持病といえば、右の耳が、ほとんど聞こえなかったこと。
「耳鳴りがひどい」と言っていたこと。
歯が弱かったこと。
しかしこの程度の病気なら、だれにでもある。
今の私も、似たようなもの。

そんなことを考えながら、母の背でゆらゆらと揺れていた私を思い出す。
私は寝たフリがうまくて、母の背ではいつも寝たフリをしていた。

●私と母

が、そのあたりから、私と母の思いでは、プツンと切れる。
私の記憶に残っている母というのは、第三者から見たような姿である。
勝手場(台所)で料理をしている母、店先で客と応対している母、
だれかと話している母、などなど。
いくら記憶の中をさぐっても、一対一で、静かに話しあっている光景が
思い浮かんでこない。

私が小学生になるころには、すでに、母は、私を理解できなくなっていたのかも
しれない。
私も、母とは会話をしなくなった。
母は権威主義的なものの考え方をする人だった。
反抗どころか、反対したり、母の意にそわないようなことを言っただけで、
こう言って怒鳴られた。
「親に向かって、何て言う!」と。

そういう点では、親意識、つまり悪玉親意識が人一倍、強かった。
私が会話をしなかったのではなく、会話にならなかった。

……と、こんな夜に、母の悪口を書くのはいやだ。

何か、ないか?
母との思い出で、何か、楽しかったことはないか?

今、酸素マスクをつけた母の横顔を見ながら、そんなことを考える。
懸命に考える。

が、どうしても思い浮かんでこない。
ただ先ほども書いたように、たとえば町内会で、キャンプをしたような
ときは楽しかった。
しかしそういうときでも、母は、第三者でしかない。
飯ごうで米を炊いている母、だれかと立ち話している母。
いつも近くにはいたが、私の心の中にまでは入ってこなかった。

どうしてだろう。
私と母の関係は、すでにそのころ切れていたのだろうか。
それとも母と子というのは、そういう関係なのだろうか。

●母の涙

時刻は、午後10時半を回っていた。
ふと物音に気づいてうしろを見ると、そこにワイフが立っていた。
「ああ、来なくてもよかったのに」と私。
ワイフは、黙ったままだった。
と、そのときワイフが、こうつぶやいた。

「お母さん、目をあいている」と。

窓側に顔を向けていたので私は気がつかなかった。
母は、左目を半開きにし、ゆっくりとまぶたの中で、目を動かしていた。

「母ちゃん、目が見えるか?」
「ぼくだぞ、浩司や」
「ほら、浩司や、水がほしいのか?」と。

たてつづけに何度も呼びかけ、枕もとにあったCDプレーヤーにスイッチを
入れた。
郡上踊りをかけた。

その間も何度も、話しかけた。
母の右目に涙がたまった。
つづいて、酸素マスクの中で、口を動かし、オーオーと泣いた。
左目からは涙が、数筋、流れ落ちた。

「つらいのか?」
「さみしいのか?」
「水だよ」と。

私はスポンジに水を湿らせ、それを口の中に入れた。

「もっと大きく、口をあけや」と。

それに応えて母は、口をもぐもぐと動かした。
私は何度も、スポンジで口を湿らせた。

「見えるのか? ぼくが見えるのか?」
「ぼくだよ、母ちゃん、ぼくだよ、浩司だよ」
「もうすぐK村へ帰れるよ。
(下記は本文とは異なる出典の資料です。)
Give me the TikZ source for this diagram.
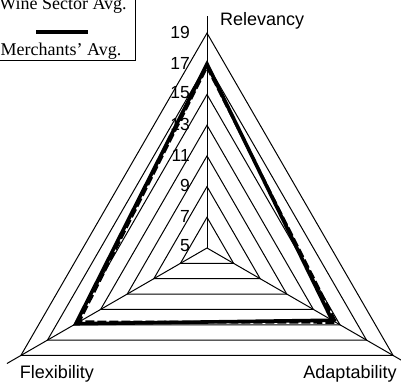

元気を出せよ」と。

しかし母の力は、つづかなかった。
やがて静かに目を閉じ、口も軽く閉じた。
私は、子どものように、涙を流した。
あふれる涙を、どうしようもなかった。

酸素マスクをつけなおす。
母の静かなあえぎが、そのマスクを曇らす。
再び、静かな夜になった。

●帰宅

私は歩いて家に帰るつもりだった。
が、ワイフが、センターの門のところに立っていた。
「ひとりで帰るからいい」と、2度、3度、ワイフの手を払いのけた。

「寒いから……」と、ワイフは言った。
「寒くない」と私は答えた。
が、遠くから人影が歩いてくるのが見えた。

私は、車に乗った。
しかし家には帰りたくなかった。
本当は、そのままいつまでも、そしてどこまでも歩きつづけたかった。


母は、なぜ泣いたのか……。
あの涙は何だったのか……。
帰るとき、そればかりを、車の中でずっと考えていた。